Beberapa karyawan mengeluhkan ketidaknyamanan dengan pintu kamar kecil yang rusak tersebut, tetapi kepala tata usaha sepertinya menganggap kondisi tersebut sebagai hal yang biasa saja. Kesal karena pengaduan yang tidak direspon tersebut, pada suatu hari saya sengaja pulang agak terlambat. Teman bertanya mengapa belum pulang. Saya hanya menjawab bahwa ada pekerjaan yang tanggung untuk ditinggalkan. Setelah memastikan semua karyawan telah pulang, sayapun berkemas-kemas untuk pulang.
Satu-satunya yang masih di kantor adalah OB (pesuruh kantor dan juga petugas dapur). Mereka rupanya biasa pulang setelah magrib karena harus merapikan semua ruangan kantor dan juga bertanggungjawab memegang semua kunci ruangan. Menunggu ia pulangpun, saya tidak punya ruang dan alasan untuk tinggal berlama-lama di kantor karena ia harus menutup semua ruangan.
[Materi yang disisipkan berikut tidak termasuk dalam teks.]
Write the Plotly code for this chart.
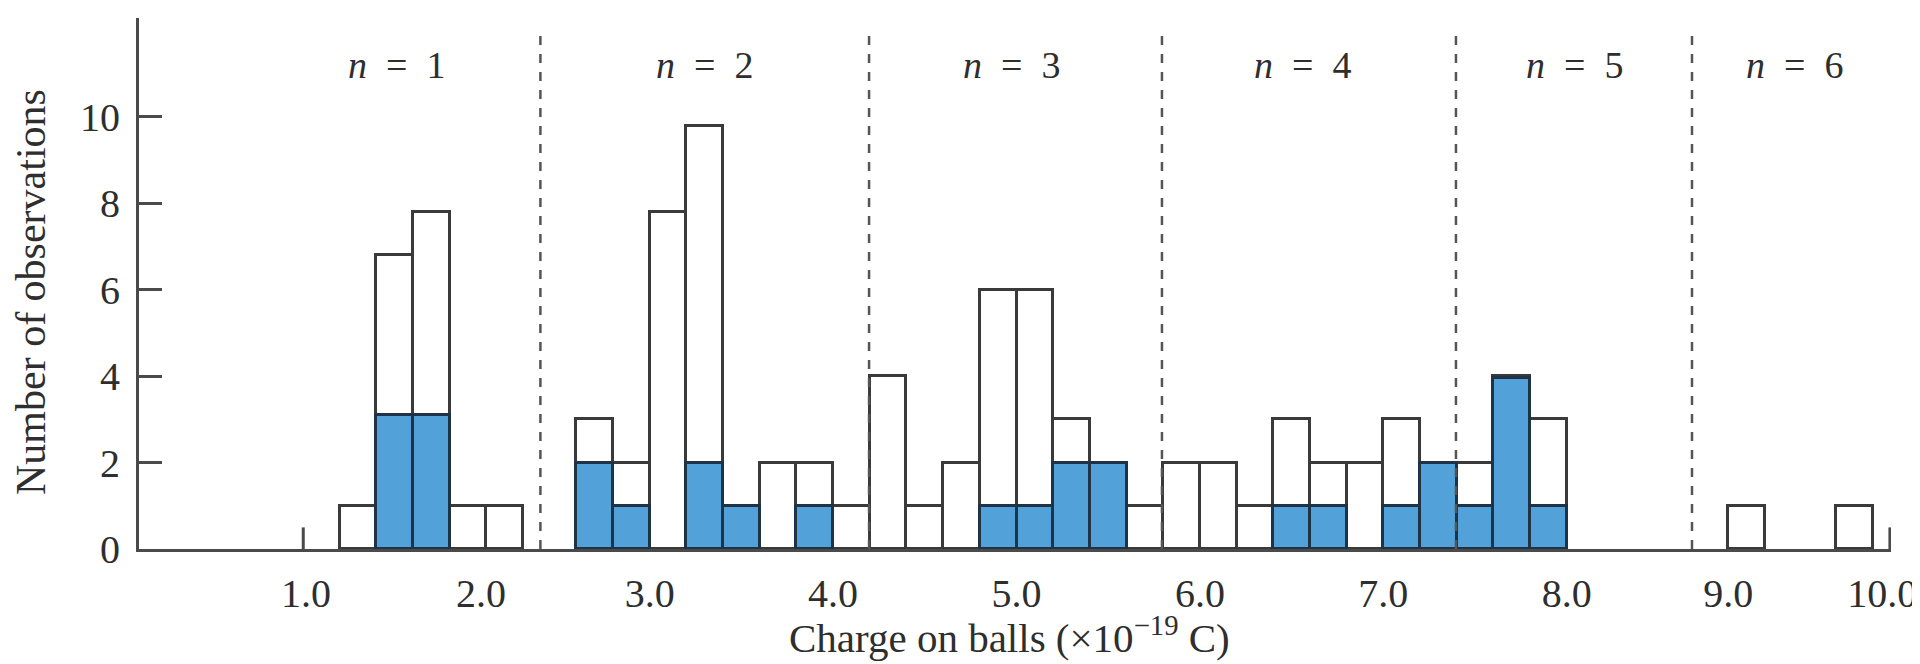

“Mbak Yuni…!” begitu saya memanggil namanya. “Saya akan merusakkan pintu kamar kecil ini. Kalau besok pimpinan atau siapapun yang menanyakan soal pintu ini, katakan saja ‘tidak tahu’ “

“Tapi saya kan pulang paling terakhir, Pak.” jawabnya menghindari anjuranku.

“Katakan saja, sebelum pulang pintunya masih seperti yang kemarin,” kataku mengajarkan sebuah alasan padanya.

Setelah ia meng-iya-kan, saya mundur selangkah kemudian melayangkan sebuah tendangan ke arah daun pintu yang menyebabkannya rubuh ke dalam kamar kecil. Si OB tetap saja khawatir dengan tindakanku, karena itu ketika aku pulang iapun ikut pulang. Ia tidak mau menjadi satu-satunya orang terakhir menyaksikan pintu kamar kecil rubuh ke lantai.

Esoknya ketika masuk kantor aku melihat seorang tukang sibuk memperbaiki pintu kamar kecil. Alhamdulillah, rupanya sesuatu perlu benar-benar rusak dan tidak berfungsi lebih dahulu,  baru ada keinginan untuk memperbaikinya. Aku tahu tindakanku kemarin tidak terpuji karena merusak pintu kamar mandi yang sebenarnya telah rusak. Tetapi tujuan tindakanku adalah untuk perbaikan.